- **Work instructions**
Write only the number of lines in the records beneath that hold "this".

- **Extracted information**
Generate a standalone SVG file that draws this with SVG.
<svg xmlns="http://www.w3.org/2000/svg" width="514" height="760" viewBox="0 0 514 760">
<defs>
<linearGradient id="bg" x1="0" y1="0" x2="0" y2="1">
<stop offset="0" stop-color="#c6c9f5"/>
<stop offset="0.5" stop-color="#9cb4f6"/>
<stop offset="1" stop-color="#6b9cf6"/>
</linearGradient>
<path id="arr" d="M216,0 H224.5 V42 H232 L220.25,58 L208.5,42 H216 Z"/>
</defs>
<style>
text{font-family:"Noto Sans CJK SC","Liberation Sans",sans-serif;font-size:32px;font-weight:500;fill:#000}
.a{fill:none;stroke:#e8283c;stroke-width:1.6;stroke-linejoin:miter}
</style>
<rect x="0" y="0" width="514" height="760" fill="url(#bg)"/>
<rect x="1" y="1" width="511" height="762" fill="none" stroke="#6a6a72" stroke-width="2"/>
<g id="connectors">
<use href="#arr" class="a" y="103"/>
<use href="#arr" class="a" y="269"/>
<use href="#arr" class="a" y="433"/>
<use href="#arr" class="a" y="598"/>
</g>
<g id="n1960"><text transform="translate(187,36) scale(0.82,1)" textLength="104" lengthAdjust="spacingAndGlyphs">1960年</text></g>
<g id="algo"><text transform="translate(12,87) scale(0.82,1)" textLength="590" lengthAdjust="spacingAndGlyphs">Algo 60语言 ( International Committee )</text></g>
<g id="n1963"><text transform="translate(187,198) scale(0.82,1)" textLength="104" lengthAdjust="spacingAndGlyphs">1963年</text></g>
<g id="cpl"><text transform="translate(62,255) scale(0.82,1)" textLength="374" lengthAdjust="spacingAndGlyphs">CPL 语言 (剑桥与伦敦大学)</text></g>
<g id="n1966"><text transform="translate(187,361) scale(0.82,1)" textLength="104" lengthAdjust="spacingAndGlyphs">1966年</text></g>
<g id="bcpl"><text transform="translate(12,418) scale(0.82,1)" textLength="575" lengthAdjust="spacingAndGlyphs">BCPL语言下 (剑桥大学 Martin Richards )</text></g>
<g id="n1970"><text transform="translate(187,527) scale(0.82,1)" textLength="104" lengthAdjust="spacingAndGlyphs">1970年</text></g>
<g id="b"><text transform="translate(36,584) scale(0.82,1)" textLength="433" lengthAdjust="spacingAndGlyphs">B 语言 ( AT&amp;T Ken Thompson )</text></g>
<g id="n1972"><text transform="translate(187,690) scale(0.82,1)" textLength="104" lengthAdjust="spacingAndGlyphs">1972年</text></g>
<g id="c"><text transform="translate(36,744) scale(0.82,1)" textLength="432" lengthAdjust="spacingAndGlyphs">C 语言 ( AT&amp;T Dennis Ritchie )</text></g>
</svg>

--

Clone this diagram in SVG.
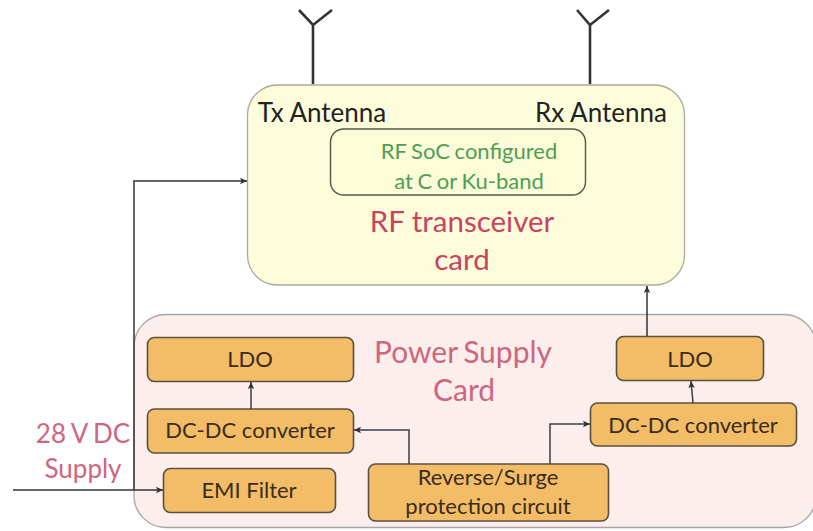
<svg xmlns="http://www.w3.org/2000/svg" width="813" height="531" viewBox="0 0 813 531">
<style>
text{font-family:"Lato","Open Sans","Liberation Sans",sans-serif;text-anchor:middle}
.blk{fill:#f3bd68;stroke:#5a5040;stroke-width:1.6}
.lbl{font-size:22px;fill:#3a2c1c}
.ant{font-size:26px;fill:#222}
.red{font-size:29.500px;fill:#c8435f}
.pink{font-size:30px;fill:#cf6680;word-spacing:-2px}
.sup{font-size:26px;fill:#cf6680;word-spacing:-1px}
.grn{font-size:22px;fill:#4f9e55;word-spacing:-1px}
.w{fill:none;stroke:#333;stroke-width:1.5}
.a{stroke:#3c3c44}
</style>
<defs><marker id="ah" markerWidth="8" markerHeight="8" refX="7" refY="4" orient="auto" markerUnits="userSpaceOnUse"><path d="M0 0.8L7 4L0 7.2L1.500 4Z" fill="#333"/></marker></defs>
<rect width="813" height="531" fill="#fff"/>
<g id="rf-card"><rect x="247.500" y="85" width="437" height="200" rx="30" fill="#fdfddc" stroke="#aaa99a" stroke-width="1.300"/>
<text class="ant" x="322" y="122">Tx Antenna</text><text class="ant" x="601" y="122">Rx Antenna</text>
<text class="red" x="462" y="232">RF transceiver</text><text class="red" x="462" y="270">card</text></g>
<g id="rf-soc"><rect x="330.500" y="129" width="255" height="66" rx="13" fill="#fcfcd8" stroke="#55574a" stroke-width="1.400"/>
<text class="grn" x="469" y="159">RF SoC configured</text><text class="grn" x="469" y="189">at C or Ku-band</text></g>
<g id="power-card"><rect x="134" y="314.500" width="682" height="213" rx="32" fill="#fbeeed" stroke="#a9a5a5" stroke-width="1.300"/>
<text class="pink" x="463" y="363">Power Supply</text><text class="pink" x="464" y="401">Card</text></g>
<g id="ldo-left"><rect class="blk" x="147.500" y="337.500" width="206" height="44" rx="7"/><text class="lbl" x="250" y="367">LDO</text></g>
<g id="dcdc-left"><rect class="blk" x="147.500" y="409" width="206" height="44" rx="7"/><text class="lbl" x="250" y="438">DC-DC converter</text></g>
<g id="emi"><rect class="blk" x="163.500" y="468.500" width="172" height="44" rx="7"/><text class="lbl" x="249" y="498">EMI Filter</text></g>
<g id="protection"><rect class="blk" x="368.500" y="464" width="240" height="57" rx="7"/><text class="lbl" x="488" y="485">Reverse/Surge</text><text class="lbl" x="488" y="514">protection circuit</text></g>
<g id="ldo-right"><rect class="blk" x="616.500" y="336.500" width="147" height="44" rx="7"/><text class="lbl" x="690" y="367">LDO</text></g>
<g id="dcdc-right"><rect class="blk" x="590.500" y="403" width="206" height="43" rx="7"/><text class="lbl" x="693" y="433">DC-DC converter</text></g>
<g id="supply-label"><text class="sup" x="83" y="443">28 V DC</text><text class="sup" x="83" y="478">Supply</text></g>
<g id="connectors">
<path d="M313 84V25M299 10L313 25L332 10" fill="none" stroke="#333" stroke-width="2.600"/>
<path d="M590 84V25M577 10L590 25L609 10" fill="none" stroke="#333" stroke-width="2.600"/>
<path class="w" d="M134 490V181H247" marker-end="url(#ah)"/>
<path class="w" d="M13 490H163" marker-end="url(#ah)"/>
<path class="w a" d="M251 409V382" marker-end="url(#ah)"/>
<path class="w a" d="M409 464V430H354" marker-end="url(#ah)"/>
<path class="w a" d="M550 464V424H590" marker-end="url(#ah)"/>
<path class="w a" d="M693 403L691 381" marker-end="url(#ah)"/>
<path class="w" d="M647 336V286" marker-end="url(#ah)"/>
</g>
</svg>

- **Finished task**
2